## Work instructions
Scan the entries below for the word "with". Copy each line that has it.

Code that draws figures:
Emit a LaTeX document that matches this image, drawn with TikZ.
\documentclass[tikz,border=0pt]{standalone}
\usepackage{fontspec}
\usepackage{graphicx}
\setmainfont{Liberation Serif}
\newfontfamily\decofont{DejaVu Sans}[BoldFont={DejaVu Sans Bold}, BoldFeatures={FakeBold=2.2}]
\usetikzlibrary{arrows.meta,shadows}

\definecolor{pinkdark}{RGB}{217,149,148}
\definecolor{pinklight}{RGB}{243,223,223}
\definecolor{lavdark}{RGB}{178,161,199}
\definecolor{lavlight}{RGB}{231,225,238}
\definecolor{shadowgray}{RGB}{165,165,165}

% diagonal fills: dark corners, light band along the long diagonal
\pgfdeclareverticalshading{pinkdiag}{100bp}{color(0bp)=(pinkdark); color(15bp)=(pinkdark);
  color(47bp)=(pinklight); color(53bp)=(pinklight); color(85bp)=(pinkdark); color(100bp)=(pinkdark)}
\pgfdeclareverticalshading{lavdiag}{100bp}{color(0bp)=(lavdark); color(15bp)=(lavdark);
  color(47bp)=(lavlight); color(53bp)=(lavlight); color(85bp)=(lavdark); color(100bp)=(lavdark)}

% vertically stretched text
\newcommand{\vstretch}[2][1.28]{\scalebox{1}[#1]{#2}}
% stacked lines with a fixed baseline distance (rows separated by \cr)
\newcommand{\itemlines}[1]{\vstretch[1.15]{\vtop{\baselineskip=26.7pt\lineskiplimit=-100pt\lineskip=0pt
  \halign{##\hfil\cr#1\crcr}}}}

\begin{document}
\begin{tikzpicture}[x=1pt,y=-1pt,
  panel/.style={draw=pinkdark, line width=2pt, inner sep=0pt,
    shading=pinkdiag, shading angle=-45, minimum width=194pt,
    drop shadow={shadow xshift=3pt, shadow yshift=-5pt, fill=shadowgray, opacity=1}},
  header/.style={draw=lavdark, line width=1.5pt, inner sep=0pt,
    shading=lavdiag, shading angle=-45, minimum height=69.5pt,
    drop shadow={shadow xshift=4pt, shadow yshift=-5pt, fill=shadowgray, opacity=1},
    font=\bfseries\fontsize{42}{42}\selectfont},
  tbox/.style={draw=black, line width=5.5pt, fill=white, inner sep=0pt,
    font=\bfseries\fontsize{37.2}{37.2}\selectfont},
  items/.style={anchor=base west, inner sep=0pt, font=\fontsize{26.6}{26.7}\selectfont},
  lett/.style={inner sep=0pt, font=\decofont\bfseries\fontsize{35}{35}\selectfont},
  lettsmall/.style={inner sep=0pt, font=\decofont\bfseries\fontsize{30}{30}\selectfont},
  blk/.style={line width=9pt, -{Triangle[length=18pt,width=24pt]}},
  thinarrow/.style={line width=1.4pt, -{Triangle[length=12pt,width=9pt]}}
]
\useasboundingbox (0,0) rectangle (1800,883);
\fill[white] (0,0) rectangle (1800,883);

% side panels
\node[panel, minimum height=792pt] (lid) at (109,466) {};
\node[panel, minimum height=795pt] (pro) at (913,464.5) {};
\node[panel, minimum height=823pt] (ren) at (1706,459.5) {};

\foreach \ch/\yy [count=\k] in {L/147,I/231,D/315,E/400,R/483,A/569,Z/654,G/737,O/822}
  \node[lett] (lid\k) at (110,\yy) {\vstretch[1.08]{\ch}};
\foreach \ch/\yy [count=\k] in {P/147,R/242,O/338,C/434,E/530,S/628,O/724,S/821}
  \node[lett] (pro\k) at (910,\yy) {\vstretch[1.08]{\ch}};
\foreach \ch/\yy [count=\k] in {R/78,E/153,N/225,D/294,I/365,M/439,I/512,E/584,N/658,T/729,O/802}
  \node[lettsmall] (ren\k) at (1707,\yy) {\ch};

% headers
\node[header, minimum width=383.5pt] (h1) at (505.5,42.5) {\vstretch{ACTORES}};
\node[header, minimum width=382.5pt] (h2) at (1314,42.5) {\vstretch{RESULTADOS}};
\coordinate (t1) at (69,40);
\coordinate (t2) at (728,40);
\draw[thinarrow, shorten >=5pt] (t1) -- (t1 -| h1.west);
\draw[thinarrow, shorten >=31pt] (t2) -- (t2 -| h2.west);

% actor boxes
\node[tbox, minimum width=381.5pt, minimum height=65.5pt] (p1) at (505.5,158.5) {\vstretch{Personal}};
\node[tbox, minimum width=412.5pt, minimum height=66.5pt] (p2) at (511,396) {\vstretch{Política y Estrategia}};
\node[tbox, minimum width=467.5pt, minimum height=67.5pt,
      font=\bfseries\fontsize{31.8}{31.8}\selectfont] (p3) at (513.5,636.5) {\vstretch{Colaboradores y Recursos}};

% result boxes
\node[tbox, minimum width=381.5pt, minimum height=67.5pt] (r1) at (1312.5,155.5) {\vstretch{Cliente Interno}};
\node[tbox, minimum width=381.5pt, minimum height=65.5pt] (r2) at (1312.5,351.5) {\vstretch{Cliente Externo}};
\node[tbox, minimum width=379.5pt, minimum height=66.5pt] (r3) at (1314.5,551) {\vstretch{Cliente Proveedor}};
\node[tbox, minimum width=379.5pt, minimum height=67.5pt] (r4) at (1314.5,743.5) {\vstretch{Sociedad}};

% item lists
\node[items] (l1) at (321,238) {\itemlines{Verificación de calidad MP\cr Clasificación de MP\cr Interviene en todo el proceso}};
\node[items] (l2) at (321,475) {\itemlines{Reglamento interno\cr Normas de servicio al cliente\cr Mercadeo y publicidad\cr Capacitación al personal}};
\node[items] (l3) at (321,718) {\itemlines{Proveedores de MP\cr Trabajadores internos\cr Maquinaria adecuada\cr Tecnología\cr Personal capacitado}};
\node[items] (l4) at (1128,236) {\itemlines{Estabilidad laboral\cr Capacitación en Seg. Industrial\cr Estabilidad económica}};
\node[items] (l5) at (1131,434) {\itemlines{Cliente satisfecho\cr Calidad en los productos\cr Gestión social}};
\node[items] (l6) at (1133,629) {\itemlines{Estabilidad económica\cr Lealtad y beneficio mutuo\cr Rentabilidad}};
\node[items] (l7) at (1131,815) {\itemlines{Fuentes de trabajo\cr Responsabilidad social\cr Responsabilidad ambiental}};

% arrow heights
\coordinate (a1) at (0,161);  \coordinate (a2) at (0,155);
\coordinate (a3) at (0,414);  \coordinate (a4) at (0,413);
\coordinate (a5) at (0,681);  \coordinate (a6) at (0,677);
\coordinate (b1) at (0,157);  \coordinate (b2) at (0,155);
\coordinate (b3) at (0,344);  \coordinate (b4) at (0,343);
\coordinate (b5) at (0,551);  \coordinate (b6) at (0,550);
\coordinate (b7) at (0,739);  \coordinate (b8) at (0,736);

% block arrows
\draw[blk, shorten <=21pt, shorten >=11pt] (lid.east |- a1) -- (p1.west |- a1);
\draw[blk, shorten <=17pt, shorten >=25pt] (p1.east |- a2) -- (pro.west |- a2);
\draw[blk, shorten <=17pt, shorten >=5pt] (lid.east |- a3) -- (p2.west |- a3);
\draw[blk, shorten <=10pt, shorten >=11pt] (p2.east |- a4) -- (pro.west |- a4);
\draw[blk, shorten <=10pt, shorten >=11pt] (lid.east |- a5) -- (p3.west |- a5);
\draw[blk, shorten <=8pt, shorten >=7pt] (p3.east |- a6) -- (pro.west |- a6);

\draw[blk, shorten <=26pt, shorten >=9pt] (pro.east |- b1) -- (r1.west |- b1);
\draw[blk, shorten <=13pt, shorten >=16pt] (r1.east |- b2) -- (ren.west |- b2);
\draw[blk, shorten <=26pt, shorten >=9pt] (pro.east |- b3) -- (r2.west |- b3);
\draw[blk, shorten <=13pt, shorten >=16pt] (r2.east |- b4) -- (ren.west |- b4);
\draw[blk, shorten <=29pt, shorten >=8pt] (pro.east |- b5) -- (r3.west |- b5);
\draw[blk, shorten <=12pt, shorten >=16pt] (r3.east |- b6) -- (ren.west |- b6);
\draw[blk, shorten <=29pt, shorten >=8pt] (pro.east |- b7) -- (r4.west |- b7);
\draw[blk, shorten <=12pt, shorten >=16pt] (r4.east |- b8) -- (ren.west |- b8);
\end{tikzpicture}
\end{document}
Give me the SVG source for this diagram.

## Solution
Emit a LaTeX document that matches this image, drawn with TikZ.
% stacked lines with a fixed baseline distance (rows separated by \cr)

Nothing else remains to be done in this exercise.